■ **SOURCE DATA**:
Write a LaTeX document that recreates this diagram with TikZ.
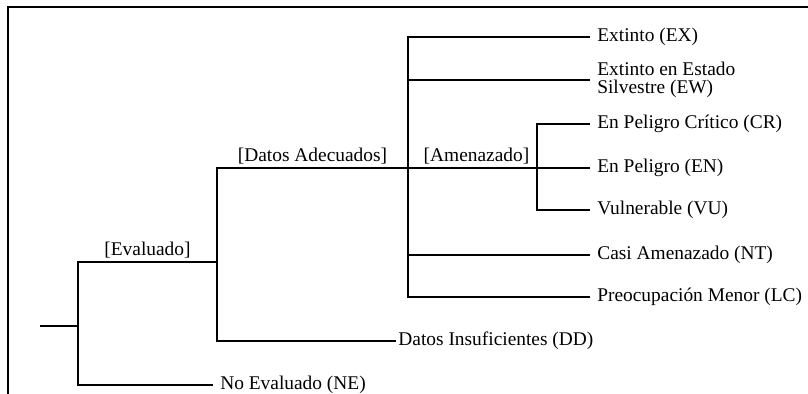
\documentclass[tikz,border=0pt]{standalone}
\usepackage{fontspec}
\setmainfont{Liberation Serif}
\tikzset{
  leaf/.style={anchor=west, inner xsep=5pt, inner ysep=0pt, align=left},
  tag/.style={above, inner sep=2pt},
  branch/.style={line width=1.4pt},
  frame/.style={line width=1.8pt},
}

\begin{document}
\begin{tikzpicture}[font=\fontsize{13.8}{13}\selectfont]
    \useasboundingbox (0,0) rectangle (20.2,9.85);
    \draw[frame] (0.2,0) -- (0.2,9.675) -- (20.2,9.675);
    % junctions
    \coordinate (start) at (1.0,1.7);
    \coordinate (eval) at (1.95,1.7);
    \coordinate (adec) at (5.425,3.3);
    \coordinate (amen) at (10.2,5.65);
    \coordinate (threat) at (13.425,5.65);
    % categories
    \node[leaf] (ne) at (5.325,0.225) {No Evaluado (NE)};
    \node[leaf, inner xsep=1.5pt] (dd) at (9.9,1.325) {Datos Insuficientes (DD)};
    \node[leaf] (ex) at (14.75,8.925) {Extinto (EX)};
    \node[leaf] (ew) at (14.75,7.85) {Extinto en Estado\\Silvestre (EW)};
    \node[leaf] (cr) at (14.75,6.75) {En Peligro Crítico (CR)};
    \node[leaf] (en) at (14.75,5.65) {En Peligro (EN)};
    \node[leaf] (vu) at (14.75,4.6) {Vulnerable (VU)};
    \node[leaf] (nt) at (14.75,3.475) {Casi Amenazado (NT)};
    \node[leaf] (lc) at (14.75,2.425) {Preocupación Menor (LC)};
    % tree
    \draw[branch] (start) -- (eval);
    \draw[branch] (eval) |- node[tag, pos=0.75] {[Evaluado]} (adec);
    \draw[branch] (eval) |- (ne);
    \draw[branch] (adec) |- node[tag, pos=0.75] {[Datos Adecuados]} (amen);
    \draw[branch] (adec) |- (dd);
    \draw[branch] (amen) -- node[tag, xshift=0.1cm] {[Amenazado]} (threat);
    \draw[branch] (amen) |- (ex);
    \draw[branch] (amen) |- (ew);
    \draw[branch] (amen) |- (nt);
    \draw[branch] (amen) |- (lc);
    \draw[branch] (threat) |- (cr);
    \draw[branch] (threat) -- (en);
    \draw[branch] (threat) |- (vu);
\end{tikzpicture}
\end{document}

■ **DESCRIPTION OF THE TASK**: Write out the full set of lines verbatim, without the pictures.

■ **RESPONSE**:
Write a LaTeX document that recreates this diagram with TikZ.
\documentclass[tikz,border=0pt]{standalone}
\usepackage{fontspec}
\setmainfont{Liberation Serif}
\tikzset{
  leaf/.style={anchor=west, inner xsep=5pt, inner ysep=0pt, align=left},
  tag/.style={above, inner sep=2pt},
  branch/.style={line width=1.4pt},
  frame/.style={line width=1.8pt},
}

\begin{document}
\begin{tikzpicture}[font=\fontsize{13.8}{13}\selectfont]
    \useasboundingbox (0,0) rectangle (20.2,9.85);
    \draw[frame] (0.2,0) -- (0.2,9.675) -- (20.2,9.675);
    % junctions
    \coordinate (start) at (1.0,1.7);
    \coordinate (eval) at (1.95,1.7);
    \coordinate (adec) at (5.425,3.3);
    \coordinate (amen) at (10.2,5.65);
    \coordinate (threat) at (13.425,5.65);
    % categories
    \node[leaf] (ne) at (5.325,0.225) {No Evaluado (NE)};
    \node[leaf, inner xsep=1.5pt] (dd) at (9.9,1.325) {Datos Insuficientes (DD)};
    \node[leaf] (ex) at (14.75,8.925) {Extinto (EX)};
    \node[leaf] (ew) at (14.75,7.85) {Extinto en Estado\\Silvestre (EW)};
    \node[leaf] (cr) at (14.75,6.75) {En Peligro Crítico (CR)};
    \node[leaf] (en) at (14.75,5.65) {En Peligro (EN)};
    \node[leaf] (vu) at (14.75,4.6) {Vulnerable (VU)};
    \node[leaf] (nt) at (14.75,3.475) {Casi Amenazado (NT)};
    \node[leaf] (lc) at (14.75,2.425) {Preocupación Menor (LC)};
    % tree
    \draw[branch] (start) -- (eval);
    \draw[branch] (eval) |- node[tag, pos=0.75] {[Evaluado]} (adec);
    \draw[branch] (eval) |- (ne);
    \draw[branch] (adec) |- node[tag, pos=0.75] {[Datos Adecuados]} (amen);
    \draw[branch] (adec) |- (dd);
    \draw[branch] (amen) -- node[tag, xshift=0.1cm] {[Amenazado]} (threat);
    \draw[branch] (amen) |- (ex);
    \draw[branch] (amen) |- (ew);
    \draw[branch] (amen) |- (nt);
    \draw[branch] (amen) |- (lc);
    \draw[branch] (threat) |- (cr);
    \draw[branch] (threat) -- (en);
    \draw[branch] (threat) |- (vu);
\end{tikzpicture}
\end{document}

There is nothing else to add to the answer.